A North Carolina man is suing his local Quaker church for reportedly convincing his wife to divorce him after 30 years of marriage, as well as helping her moving out of their home, thus resulting in his financial instability.
The plaintiff, Warren Pegram of Alamance County, also claims that the congregation at Cane Creek Meeting of the Society of Friends, located in Snow Camp, N.C., knowingly allowed its pastor, Mark Tope, to spend unnecessary time alone with his wife, Shyrlynn Pate Pegram.
"I think the church had a great deal to do with [the divorce]," Pegram, who is suing based on negligence and personal injury, told Fox 8 WGHP.
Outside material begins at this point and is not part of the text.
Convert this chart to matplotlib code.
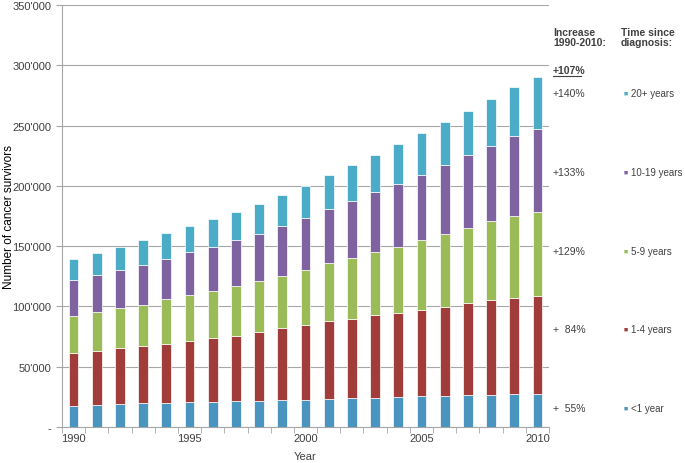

Members of the congregation reportedly helped Pegram's wife move out of the home they shared together in February 2012. "I won't say they're 100 percent responsible but they certainly made it happen. I don't think she could've moved out if the church didn't help her. They provided all the people to move the stuff," Pegram, 74, added to the local news station.
Pegram, who initially filed the suit in November 2012, argues that the church's pastor, Tope, forged a personal relationship with his wife, including the pastor attending family vacations at the wife's request, and spending time with the wife when Pegram was not present.
"[The congregation] conspired with my wife to abandon me because they wanted to punish me […] because I did not want to associate with the relationship with the pastor," Pegram told Fox 8 WGHP.
As the lawsuit states, the "defendant's pastor made multiple visits to Plaintiff and his wife's residence to play Wii games with them not at the invitation of the Plaintiff."
Pegram is seeking $180,000 in actual damages and $10 million in punitive damages.
The plaintiff argues that his wife handled about sixty percent of all household bills, and her absence has resulted in financial instability for the74-year-old divorcee.
As North Carolina newspaper The Times News reports, the Cane Creek Meeting of the Society of Friends is denying the allegations and requesting the lawsuit be thrown out, arguing it violates the restrictions accompanying alienation of affection lawsuits, which in the state of North Carolina can only be brought against an individual, not a group.
Pegram, however, is arguing that the lawsuit is about financial assault and personal injury, as he believes the church greatly influenced his wife's choice to leave her husband, subsequently causing him to be financially unstable.
The congregation, which is represented by attorney Keith Whited, will have its motion for case dismissal heard on Feb. 4. Should the lawsuit not be dismissed, the lawsuit trial will commence Feb. 25.